#### Given material
§

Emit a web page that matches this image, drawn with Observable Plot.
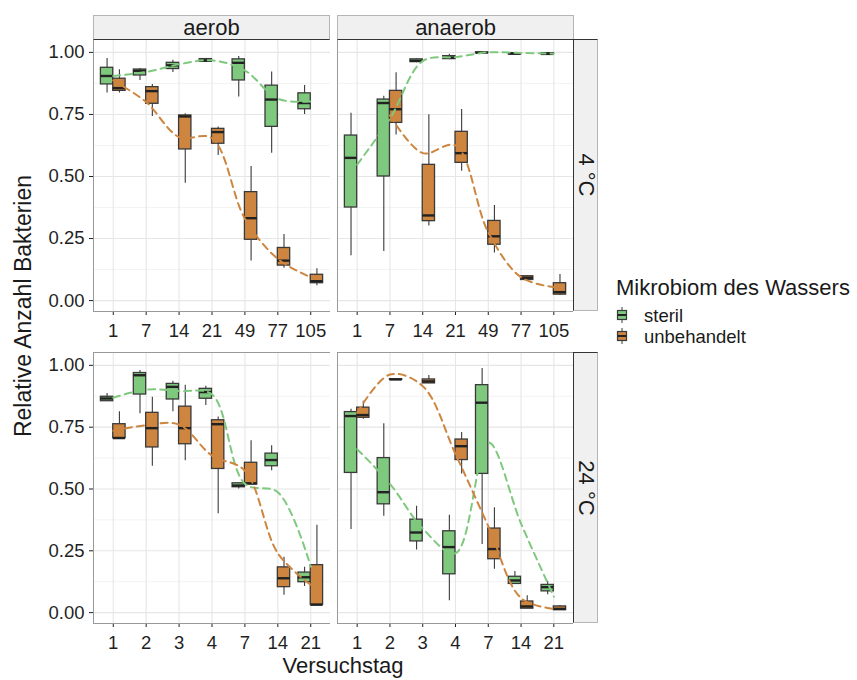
<!DOCTYPE html>
<html>
<head>
<meta charset="utf-8">
<script src="https://cdn.jsdelivr.net/npm/d3@7"></script>
<script src="https://cdn.jsdelivr.net/npm/@observablehq/plot@0.6"></script>
<style>
  html, body { margin: 0; padding: 0; background: #fff; }
  #chart { position: relative; width: 857px; height: 680px; font-family: "Liberation Sans", Arial, sans-serif; color: #1a1a1a; overflow: hidden; }
  .abs { position: absolute; }
  .strip { position: absolute; background: #f0f0f0; box-sizing: border-box; border: 1px solid #b5b5b5; display: flex; align-items: center; justify-content: center; font-size: 22px; color: #1a1a1a; }
  .strip.top { border-bottom: 1.5px solid #333; }
  .strip.right { border-left: 1.5px solid #333; border-top: 1.5px solid #333; }
  .strip.right span { transform: rotate(90deg); white-space: nowrap; display: inline-block; }
</style>
</head>
<body>
<div id="chart"></div>
<script>
// ---------- data ----------
const daysCold = ["1", "7", "14", "21", "49", "77", "105"];
const daysWarm = ["1", "2", "3", "4", "7", "14", "21"];
const groups = ["steril", "unbehandelt"];
const groupColors = ["#7fc97f", "#cd853f"];
const yTicks = [0, 0.25, 0.5, 0.75, 1];
const yMinor = [0.125, 0.375, 0.625, 0.875];

// five-number summaries [whisker low, q1, median, q3, whisker high]
const aerob4_steril = [
  [0.836, 0.871, 0.905, 0.938, 0.975],
  [0.887, 0.907, 0.926, 0.931, 0.935],
  [0.919, 0.933, 0.948, 0.958, 0.968],
  [0.960, 0.962, 0.968, 0.973, 0.975],
  [0.820, 0.887, 0.958, 0.972, 0.984],
  [0.594, 0.700, 0.810, 0.866, 0.921],
  [0.750, 0.771, 0.796, 0.835, 0.867]
];
const aerob4_unbehandelt = [
  [0.836, 0.845, 0.856, 0.894, 0.930],
  [0.742, 0.793, 0.844, 0.860, 0.871],
  [0.473, 0.609, 0.742, 0.746, 0.753],
  [0.585, 0.632, 0.679, 0.692, 0.699],
  [0.159, 0.245, 0.332, 0.437, 0.540],
  [0.130, 0.141, 0.161, 0.212, 0.266],
  [0.060, 0.070, 0.078, 0.104, 0.128]
];
const anaerob4_steril = [
  [0.181, 0.375, 0.575, 0.665, 0.755],
  [0.198, 0.500, 0.796, 0.810, 0.823],
  [0.958, 0.961, 0.966, 0.972, 0.974],
  [0.970, 0.973, 0.979, 0.985, 0.993],
  [0.995, 0.997, 0.999, 1.000, 1.000],
  [0.990, 0.992, 0.995, 0.997, 0.998],
  [0.990, 0.992, 0.994, 0.997, 0.998]
];
const anaerob4_unbehandelt = [
  null,
  [0.667, 0.716, 0.771, 0.845, 0.918],
  [0.301, 0.320, 0.343, 0.547, 0.749],
  [0.521, 0.555, 0.594, 0.680, 0.770],
  [0.192, 0.225, 0.259, 0.321, 0.383],
  [0.080, 0.083, 0.092, 0.098, 0.100],
  [0.020, 0.024, 0.034, 0.070, 0.105]
];
const aerob24_steril = [
  [0.855, 0.855, 0.866, 0.873, 0.886],
  [0.804, 0.882, 0.960, 0.969, 0.979],
  [0.812, 0.862, 0.913, 0.925, 0.936],
  [0.838, 0.865, 0.892, 0.905, 0.916],
  [0.500, 0.507, 0.514, 0.523, 0.523],
  [0.574, 0.592, 0.617, 0.643, 0.675],
  [0.106, 0.123, 0.143, 0.162, 0.183]
];
const aerob24_unbehandelt = [
  [0.706, 0.706, 0.706, 0.762, 0.812],
  [0.592, 0.668, 0.746, 0.808, 0.871],
  [0.614, 0.681, 0.746, 0.833, 0.920],
  [0.400, 0.581, 0.762, 0.778, 0.791],
  [0.518, 0.518, 0.523, 0.606, 0.695],
  [0.070, 0.103, 0.139, 0.183, 0.224],
  [0.030, 0.032, 0.032, 0.192, 0.353]
];
const anaerob24_steril = [
  [0.336, 0.565, 0.795, 0.811, 0.822],
  [0.390, 0.438, 0.487, 0.625, 0.764],
  [0.253, 0.288, 0.324, 0.376, 0.430],
  [0.048, 0.155, 0.265, 0.329, 0.394],
  [0.276, 0.561, 0.849, 0.920, 0.987],
  [0.116, 0.116, 0.130, 0.145, 0.166],
  [0.072, 0.086, 0.103, 0.112, 0.127]
];
const anaerob24_unbehandelt = [
  [0.782, 0.788, 0.799, 0.829, 0.855],
  [0.941, 0.942, 0.943, 0.944, 0.945],
  [0.927, 0.927, 0.935, 0.943, 0.959],
  [0.561, 0.617, 0.673, 0.700, 0.728],
  [0.175, 0.216, 0.257, 0.340, 0.424],
  [0.016, 0.016, 0.025, 0.045, 0.068],
  [0.010, 0.010, 0.015, 0.025, 0.029]
];

// dashed trend lines (values read at each day)
const aerob4_sterilLine = [0.905, 0.921, 0.952, 0.968, 0.927, 0.813, 0.802];
const aerob4_unbehandeltLine = [0.887, 0.800, 0.659, 0.654, 0.330, 0.168, 0.094];
const anaerob4_sterilLine = [0.548, 0.733, 0.965, 0.981, 1.000, 0.998, 0.995];
const anaerob4_unbehandeltLine = [null, 0.746, 0.594, 0.625, 0.275, 0.094, 0.054];
const aerob24_sterilLine = [0.869, 0.902, 0.896, 0.882, 0.521, 0.487, 0.186];
const aerob24_unbehandeltLine = [0.735, 0.758, 0.760, 0.635, 0.574, 0.240, 0.112];
const anaerob24_sterilLine = [0.661, 0.521, 0.340, 0.240, 0.688, 0.360, 0.065];
const anaerob24_unbehandeltLine = [0.808, 0.963, 0.916, 0.641, 0.350, 0.059, 0.015];

// ---------- helpers ----------
const FONT = '"Liberation Sans", Arial, sans-serif';
const DODGE = 0.375;

function boxRows(stats, group) {
  const side = group === groups[0] ? -1 : 1;
  return stats.map((s, i) => s == null ? null : {
    group,
    x1: side < 0 ? i - DODGE : i,
    x2: side < 0 ? i : i + DODGE,
    xc: i + side * DODGE / 2,
    lo: s[0], q1: s[1], med: s[2], q3: s[3], hi: s[4]
  }).filter(Boolean);
}
function lineRows(vals, group) {
  return vals.map((v, i) => v == null ? null : {i, v, group}).filter(Boolean);
}

function panel({days, steril, unb, sterilLine, unbLine, showY, width, height, marginLeft}) {
  const boxes = [...boxRows(steril, groups[0]), ...boxRows(unb, groups[1])];
  const lines = [...lineRows(sterilLine, groups[0]), ...lineRows(unbLine, groups[1])];
  const idx = days.map((d, i) => i);
  return Plot.plot({
    width, height,
    marginLeft, marginRight: 0, marginTop: 0, marginBottom: 40,
    style: {fontFamily: FONT, fontSize: "18.5px", color: "#1f1f1f", background: "transparent"},
    x: {type: "linear", domain: [-0.6, 6.6], ticks: idx, tickFormat: i => days[i], tickSize: 4, tickPadding: 8, label: null},
    y: {domain: [-0.044, 1.052], ticks: yTicks, tickFormat: d3.format(".2f"), tickSize: 4, tickPadding: 5, label: null, axis: showY ? "left" : null},
    color: {domain: groups, range: groupColors},
    marks: [
      Plot.ruleY(yMinor, {stroke: "#f3f3f3", strokeWidth: 1}),
      Plot.ruleY(yTicks, {stroke: "#e6e6e6", strokeWidth: 1.1}),
      Plot.ruleX(idx, {stroke: "#e6e6e6", strokeWidth: 1.1}),
      Plot.ruleX(boxes, {x: "xc", y1: "lo", y2: "hi", stroke: "#3a3a3a", strokeWidth: 1.1}),
      Plot.rect(boxes, {x1: "x1", x2: "x2", y1: "q1", y2: "q3", fill: "group", stroke: "#3a3a3a", strokeWidth: 1.3}),
      Plot.ruleY(boxes, {x1: "x1", x2: "x2", y: "med", stroke: "#222", strokeWidth: 2.4}),
      Plot.line(lines, {x: "i", y: "v", z: "group", stroke: "group", strokeWidth: 2, strokeDasharray: "7,5", curve: "catmull-rom"}),
      Plot.frame({stroke: "#999", strokeWidth: 1})
    ]
  });
}

// ---------- layout ----------
const chart = document.getElementById("chart");
function place(node, left, top) {
  node.style.position = "absolute";
  node.style.left = left + "px";
  node.style.top = top + "px";
  chart.appendChild(node);
}

place(panel({days: daysCold, steril: aerob4_steril, unb: aerob4_unbehandelt, sterilLine: aerob4_sterilLine, unbLine: aerob4_unbehandeltLine, showY: true, width: 330, height: 312, marginLeft: 93}), 0, 39);
place(panel({days: daysCold, steril: anaerob4_steril, unb: anaerob4_unbehandelt, sterilLine: anaerob4_sterilLine, unbLine: anaerob4_unbehandeltLine, showY: false, width: 236, height: 312, marginLeft: 0}), 337, 39);
place(panel({days: daysWarm, steril: aerob24_steril, unb: aerob24_unbehandelt, sterilLine: aerob24_sterilLine, unbLine: aerob24_unbehandeltLine, showY: true, width: 330, height: 311, marginLeft: 93}), 0, 352);
place(panel({days: daysWarm, steril: anaerob24_steril, unb: anaerob24_unbehandelt, sterilLine: anaerob24_sterilLine, unbLine: anaerob24_unbehandeltLine, showY: false, width: 236, height: 311, marginLeft: 0}), 337, 352);

function strip(text, cls, left, top, w, h) {
  const d = document.createElement("div");
  d.className = "strip " + cls;
  d.style.left = left + "px"; d.style.top = top + "px";
  d.style.width = w + "px"; d.style.height = h + "px";
  const s = document.createElement("span");
  s.textContent = text;
  d.appendChild(s);
  chart.appendChild(d);
}
strip("aerob", "top", 93, 15, 237, 25);
strip("anaerob", "top", 337, 15, 237, 25);
strip("4 °C", "right", 573, 39, 25, 272);
strip("24 °C", "right", 573, 352, 25, 271);

function text(str, css) {
  const d = document.createElement("div");
  d.className = "abs";
  d.textContent = str;
  Object.assign(d.style, css);
  chart.appendChild(d);
  return d;
}
// axis titles
text("Relative Anzahl Bakterien", {left: "23px", top: "306px", fontSize: "23px", whiteSpace: "nowrap", transform: "translate(-50%, -50%) rotate(-90deg)", lineHeight: "1"});
text("Versuchstag", {left: "343px", top: "655px", fontSize: "22px", whiteSpace: "nowrap", transform: "translateX(-50%)", lineHeight: "22px"});

// legend
text("Mikrobiom des Wassers", {left: "616px", top: "277px", fontSize: "22px", whiteSpace: "nowrap", lineHeight: "1"});
groups.forEach((g, k) => {
  const top = 306 + k * 20.5;
  const ns = "http://www.w3.org/2000/svg";
  const svg = document.createElementNS(ns, "svg");
  svg.setAttribute("width", 12); svg.setAttribute("height", 18);
  svg.style.position = "absolute"; svg.style.left = "616px"; svg.style.top = top + "px";
  const wl = document.createElementNS(ns, "line");
  wl.setAttribute("x1", 6); wl.setAttribute("x2", 6); wl.setAttribute("y1", 1); wl.setAttribute("y2", 17);
  wl.setAttribute("stroke", "#3a3a3a"); wl.setAttribute("stroke-width", 1);
  const r = document.createElementNS(ns, "rect");
  r.setAttribute("x", 1.5); r.setAttribute("y", 4.5); r.setAttribute("width", 9); r.setAttribute("height", 9);
  r.setAttribute("fill", groupColors[k]); r.setAttribute("stroke", "#3a3a3a"); r.setAttribute("stroke-width", 1.2);
  const m = document.createElementNS(ns, "line");
  m.setAttribute("x1", 1.5); m.setAttribute("x2", 10.5); m.setAttribute("y1", 9); m.setAttribute("y2", 9);
  m.setAttribute("stroke", "#222"); m.setAttribute("stroke-width", 2);
  svg.append(wl, r, m);
  chart.appendChild(svg);
  text(g, {left: "644px", top: (top + 1) + "px", fontSize: "18.5px", whiteSpace: "nowrap", lineHeight: "18px"});
});
</script>
</body>
</html>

§

Repeat, exactly and in full, each line from the start of the data to the line that contains "const yMinor = [0.125, 0.375, 0.625, 0.875];". Pictures do not go in.

#### Exercise result
Emit a web page that matches this image, drawn with Observable Plot.
<!DOCTYPE html>
<html>
<head>
<meta charset="utf-8">
<script src="https://cdn.jsdelivr.net/npm/d3@7"></script>
<script src="https://cdn.jsdelivr.net/npm/@observablehq/plot@0.6"></script>
<style>
  html, body { margin: 0; padding: 0; background: #fff; }
  #chart { position: relative; width: 857px; height: 680px; font-family: "Liberation Sans", Arial, sans-serif; color: #1a1a1a; overflow: hidden; }
  .abs { position: absolute; }
  .strip { position: absolute; background: #f0f0f0; box-sizing: border-box; border: 1px solid #b5b5b5; display: flex; align-items: center; justify-content: center; font-size: 22px; color: #1a1a1a; }
  .strip.top { border-bottom: 1.5px solid #333; }
  .strip.right { border-left: 1.5px solid #333; border-top: 1.5px solid #333; }
  .strip.right span { transform: rotate(90deg); white-space: nowrap; display: inline-block; }
</style>
</head>
<body>
<div id="chart"></div>
<script>
// ---------- data ----------
const daysCold = ["1", "7", "14", "21", "49", "77", "105"];
const daysWarm = ["1", "2", "3", "4", "7", "14", "21"];
const groups = ["steril", "unbehandelt"];
const groupColors = ["#7fc97f", "#cd853f"];
const yTicks = [0, 0.25, 0.5, 0.75, 1];
const yMinor = [0.125, 0.375, 0.625, 0.875];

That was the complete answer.